Annemarie started selling her work in farmer’s markets, but quickly learned it’s a tough crowd for art. People are there to buy freshly baked bread and fruit above supermarket quality, not mirrors to hide from your mother. “I don’t sell out of all of my products at a market the way I do online,” she says. “When I drop an online collection, I sell over like 60 mirrors in five minutes.”

A “spit in my mouth” mirror is perfect bait for TikTok, where taboo trends are discussed as openly as blue checks showing off a new dance. Creators are fearless, discussing everything from mental health struggles to their interest in shibari and daddy kinks. It’s exploration by way of jest. In one popular trend, a girl exclaims “I would never let a man spit in my mouth. I don’t know why you all keep saying ‘oh spit in my mouth, spit in my mouth,’ that’s fucking nas–” before the audio cuts to a smattering of photos featuring whoever they would, actually, let spit in their mouth. “There’s also a lot of conversation around, ‘How do you express your needs to a partner?’ But then also doing funny little skits about it,” Annemarie says.

Through the video platform, she’s able to reach a wider audience located in different states or countries, and a thriving online business allows her to work from home — a key factor due to chronic pain and migraines she suffers from. “I kind of have a work-pain balance going on,” she says. She describes her migraines as debilitating, so intense she can’t even get out of bed. “Being self-employed has allowed me the flexibility to take time off,” she explains. “I really like to work late in the evening; optimal work time for myself is like 8PM to like 2AM.” 

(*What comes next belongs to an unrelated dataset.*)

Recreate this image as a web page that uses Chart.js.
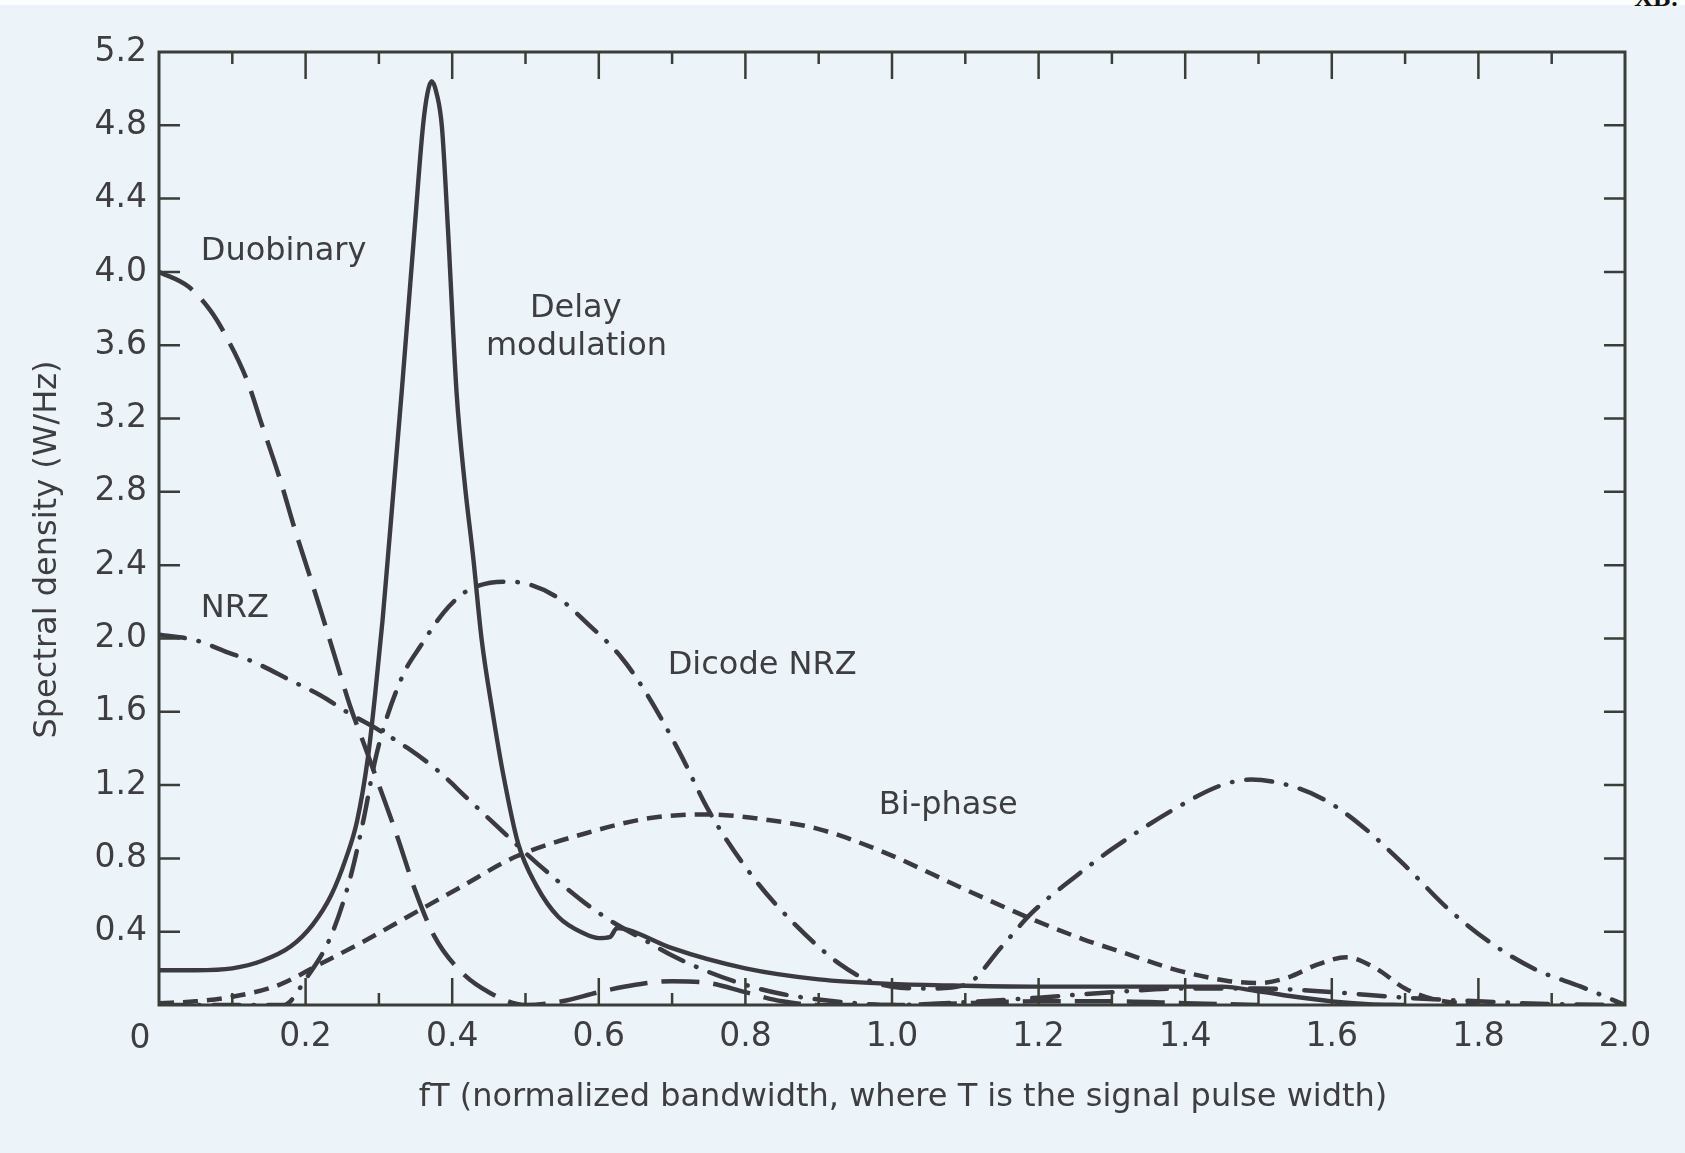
<!DOCTYPE html>
<html>
<head>
<meta charset="utf-8">
<script src="https://cdn.jsdelivr.net/npm/chart.js@4.4.0/dist/chart.umd.min.js"></script>
<style>
    html, body { margin: 0; padding: 0; background: #edf4f9; }
    #wrap { position: relative; width: 1685px; height: 1153px; overflow: hidden; }
    .strip { position: absolute; left: 0; top: 0; width: 1685px; height: 5px; background: #fdfefe; }
    .corner { position: absolute; right: 6px; top: -17px; font: bold 26px "Liberation Serif", serif; color: #111; }
    canvas { position: absolute; left: 0; top: 0; }
</style>
</head>
<body>
<div id="wrap">
    <div class="strip"></div>
    <div class="corner">XB:</div>
    <canvas id="spectre" width="1685" height="1153"></canvas>
</div>
<script>
// Valeurs : fT (abscisse) et densité spectrale (W/Hz)
const duobinaryX = [0, 0.04, 0.07, 0.09, 0.12, 0.14, 0.165, 0.185, 0.205, 0.22, 0.24, 0.26, 0.28, 0.30, 0.325, 0.35, 0.375, 0.41, 0.45, 0.50, 0.55, 0.60, 0.65, 0.70, 0.75, 0.80, 0.85, 0.90, 1.00, 1.10, 1.20, 1.30, 1.40, 1.50];
const duobinaryY = [4.0, 3.92, 3.79, 3.66, 3.41, 3.17, 2.87, 2.6, 2.35, 2.16, 1.9, 1.64, 1.42, 1.2, 0.92, 0.62, 0.38, 0.19, 0.07, 0.0, 0.02, 0.07, 0.11, 0.13, 0.12, 0.07, 0.02, 0.0, 0.0, 0.01, 0.02, 0.02, 0.01, 0.0];

const delayX = [0, 0.05, 0.10, 0.14, 0.18, 0.21, 0.235, 0.255, 0.27, 0.285, 0.295, 0.305, 0.312, 0.331, 0.349, 0.36, 0.366, 0.372, 0.379, 0.386, 0.394, 0.406, 0.417, 0.429, 0.44, 0.455, 0.47, 0.49, 0.515, 0.545, 0.58, 0.60, 0.615, 0.625, 0.64, 0.70, 0.80, 0.90, 1.00, 1.10, 1.20, 1.30, 1.40, 1.45, 1.50, 1.55, 1.60, 1.65, 1.70];
const delayY = [0.19, 0.19, 0.2, 0.24, 0.32, 0.44, 0.6, 0.8, 1.0, 1.35, 1.7, 2.1, 2.43, 3.34, 4.25, 4.79, 4.97, 5.04, 4.97, 4.79, 4.25, 3.34, 2.85, 2.43, 2.0, 1.6, 1.25, 0.88, 0.65, 0.48, 0.39, 0.365, 0.37, 0.42, 0.41, 0.31, 0.2, 0.14, 0.115, 0.105, 0.1, 0.1, 0.1, 0.1, 0.075, 0.045, 0.02, 0.005, 0];

const nrzX = [0, 0.05, 0.09, 0.13, 0.18, 0.22, 0.26, 0.30, 0.34, 0.38, 0.42, 0.46, 0.50, 0.54, 0.58, 0.62, 0.66, 0.70, 0.75, 0.80, 0.85, 0.90, 0.95, 1.00, 1.10, 1.20, 1.30, 1.40, 1.50, 1.60, 1.70, 1.80, 1.90, 2.00];
const nrzY = [2.02, 1.99, 1.93, 1.87, 1.77, 1.69, 1.59, 1.5, 1.4, 1.28, 1.13, 0.98, 0.83, 0.69, 0.56, 0.45, 0.36, 0.27, 0.18, 0.11, 0.06, 0.03, 0.01, 0, 0.015, 0.04, 0.07, 0.09, 0.09, 0.07, 0.04, 0.02, 0.005, 0];

const dicodeX = [0, 0.17, 0.20, 0.235, 0.262, 0.28, 0.294, 0.307, 0.334, 0.357, 0.388, 0.41, 0.43, 0.47, 0.50, 0.545, 0.585, 0.63, 0.665, 0.71, 0.75, 0.81, 0.87, 0.93, 0.97, 1.00, 1.05, 1.10, 1.15, 1.19, 1.25, 1.30, 1.39, 1.45, 1.49, 1.54, 1.59, 1.64, 1.70, 1.76, 1.82, 1.88, 1.94, 2.00];
const dicodeY = [0, 0, 0.14, 0.38, 0.71, 1.03, 1.32, 1.52, 1.81, 1.96, 2.14, 2.23, 2.28, 2.31, 2.3, 2.22, 2.08, 1.9, 1.7, 1.38, 1.06, 0.7, 0.43, 0.22, 0.13, 0.1, 0.09, 0.11, 0.32, 0.5, 0.7, 0.85, 1.08, 1.2, 1.23, 1.2, 1.12, 0.98, 0.76, 0.52, 0.33, 0.19, 0.1, 0];

const biphaseX = [0, 0.05, 0.10, 0.164, 0.218, 0.276, 0.343, 0.41, 0.487, 0.585, 0.67, 0.75, 0.83, 0.90, 0.985, 1.10, 1.19, 1.26, 1.32, 1.38, 1.42, 1.46, 1.50, 1.54, 1.58, 1.62, 1.66, 1.70, 1.74, 1.80];
const biphaseY = [0.01, 0.02, 0.045, 0.11, 0.22, 0.34, 0.49, 0.64, 0.81, 0.94, 1.02, 1.04, 1.01, 0.96, 0.84, 0.63, 0.47, 0.36, 0.28, 0.2, 0.16, 0.13, 0.12, 0.15, 0.22, 0.26, 0.2, 0.09, 0.03, 0];

// Graduations
const xTickValues = [0.1, 0.2, 0.3, 0.4, 0.5, 0.6, 0.7, 0.8, 0.9, 1.0, 1.1, 1.2, 1.3, 1.4, 1.5, 1.6, 1.7, 1.8, 1.9];
const yTickValues = [0.4, 0.8, 1.2, 1.6, 2.0, 2.4, 2.8, 3.2, 3.6, 4.0, 4.4, 4.8];

// Étiquettes des courbes (coin gauche, en unités des axes)
const curveLabels = ['Duobinary', 'Delay', 'modulation', 'NRZ', 'Dicode NRZ', 'Bi-phase'];
const curveLabelX = [0.057, 0.506, 0.446, 0.057, 0.694, 0.982];
const curveLabelY = [4.11, 3.80, 3.59, 2.16, 1.85, 1.085];

const xTitle = 'fT (normalized bandwidth, where T is the signal pulse width)';
const yTitle = 'Spectral density (W/Hz)';

const INK = '#3b3a40';
const TEXT = '#3d3d42';
const FONT = '"DejaVu Sans", "Open Sans", sans-serif';

function series(xs, ys) {
    return xs.map((x, i) => ({ x: x, y: ys[i] }));
}

// Cadre + graduations tournées vers l'intérieur
const frameTicks = {
    id: 'frameTicks',
    afterDatasetsDraw(chart) {
        const { ctx, chartArea: a, scales: { x, y } } = chart;
        ctx.save();
        ctx.strokeStyle = '#3a3d38';
        ctx.lineWidth = 3;
        ctx.strokeRect(a.left, a.top, a.right - a.left, a.bottom - a.top);
        ctx.lineWidth = 2.5;
        ctx.beginPath();
        xTickValues.forEach((v, i) => {
            const px = x.getPixelForValue(v);
            const len = (i % 2 === 1) ? 27 : 12;
            ctx.moveTo(px, a.bottom);
            ctx.lineTo(px, a.bottom - len);
            ctx.moveTo(px, a.top);
            ctx.lineTo(px, a.top + len);
        });
        yTickValues.forEach((v) => {
            const py = y.getPixelForValue(v);
            ctx.moveTo(a.left, py);
            ctx.lineTo(a.left + 21, py);
            ctx.moveTo(a.right, py);
            ctx.lineTo(a.right - 21, py);
        });
        ctx.stroke();
        ctx.restore();
    }
};

// Textes : noms des courbes, origine "0" et titres des axes
const chartText = {
    id: 'chartText',
    afterDraw(chart) {
        const { ctx, chartArea: a, scales: { x, y } } = chart;
        ctx.save();
        ctx.fillStyle = TEXT;
        ctx.textBaseline = 'middle';
        ctx.textAlign = 'left';
        ctx.font = '32px ' + FONT;
        curveLabels.forEach((t, i) => {
            ctx.fillText(t, x.getPixelForValue(curveLabelX[i]), y.getPixelForValue(curveLabelY[i]));
        });

        ctx.textAlign = 'center';
        ctx.font = '33px ' + FONT;
        ctx.fillText('0', x.getPixelForValue(0) - 19, a.bottom + 34);

        ctx.font = '32px ' + FONT;
        ctx.fillText(xTitle, (a.left + a.right) / 2 + 11, 1098);

        ctx.translate(48, (a.top + a.bottom) / 2 + 21);
        ctx.rotate(-Math.PI / 2);
        ctx.fillText(yTitle, 0, 0);
        ctx.restore();
    }
};

const lineBase = {
    borderColor: INK,
    borderWidth: 4.5,
    pointRadius: 0,
    fill: false,
    cubicInterpolationMode: 'monotone',
};
const dashDot = [26, 14, 0.5, 14];

new Chart(document.getElementById('spectre'), {
    type: 'line',
    data: {
        datasets: [
            Object.assign({ label: 'Duobinary', data: series(duobinaryX, duobinaryY), borderDash: [38, 14] }, lineBase),
            Object.assign({ label: 'Delay modulation', data: series(delayX, delayY) }, lineBase, { borderWidth: 4.4 }),
            Object.assign({ label: 'NRZ', data: series(nrzX, nrzY), borderDash: dashDot, borderCapStyle: 'round' }, lineBase),
            Object.assign({ label: 'Dicode NRZ', data: series(dicodeX, dicodeY), borderDash: dashDot, borderCapStyle: 'round' }, lineBase),
            Object.assign({ label: 'Bi-phase', data: series(biphaseX, biphaseY), borderDash: [15, 9] }, lineBase),
        ]
    },
    options: {
        responsive: false,
        animation: false,
        events: [],
        layout: { padding: { top: 52, right: 60, bottom: 0, left: 0 } },
        plugins: {
            legend: { display: false },
            tooltip: { enabled: false },
        },
        scales: {
            x: {
                type: 'linear',
                min: 0,
                max: 2,
                grid: { display: false, drawTicks: false },
                border: { display: false },
                ticks: {
                    stepSize: 0.2,
                    padding: 13,
                    color: TEXT,
                    font: { family: FONT, size: 33 },
                    maxRotation: 0,
                    // le "0" de l'origine est placé à part, décalé à gauche
                    callback: (v) => (v === 0 ? '' : Number(v).toFixed(1)),
                },
                afterFit: (scale) => { scale.height = 148; },
            },
            y: {
                type: 'linear',
                min: 0,
                max: 5.2,
                grid: { display: false, drawTicks: false },
                border: { display: false },
                ticks: {
                    stepSize: 0.4,
                    padding: 12,
                    color: TEXT,
                    font: { family: FONT, size: 33 },
                    callback: (v) => (Math.abs(v) < 1e-9 ? '' : Number(v).toFixed(1)),
                },
                afterFit: (scale) => { scale.width = 159; },
            },
        },
    },
    plugins: [frameTicks, chartText],
});
</script>
</body>
</html>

Despite her work’s popularity online, Annemarie says it’s hard for her to define success within the parameters of cash flow alone. At markets, she connects with other artists in person. But online, her products sell in minutes — especially the “spit in my mouth” mirror. “That one is my best seller by far. It has been for every single collection.”

As for why it’s so popular? “People like it as a joke — or in all seriousness, they want someone to see it and spit in their mouth.”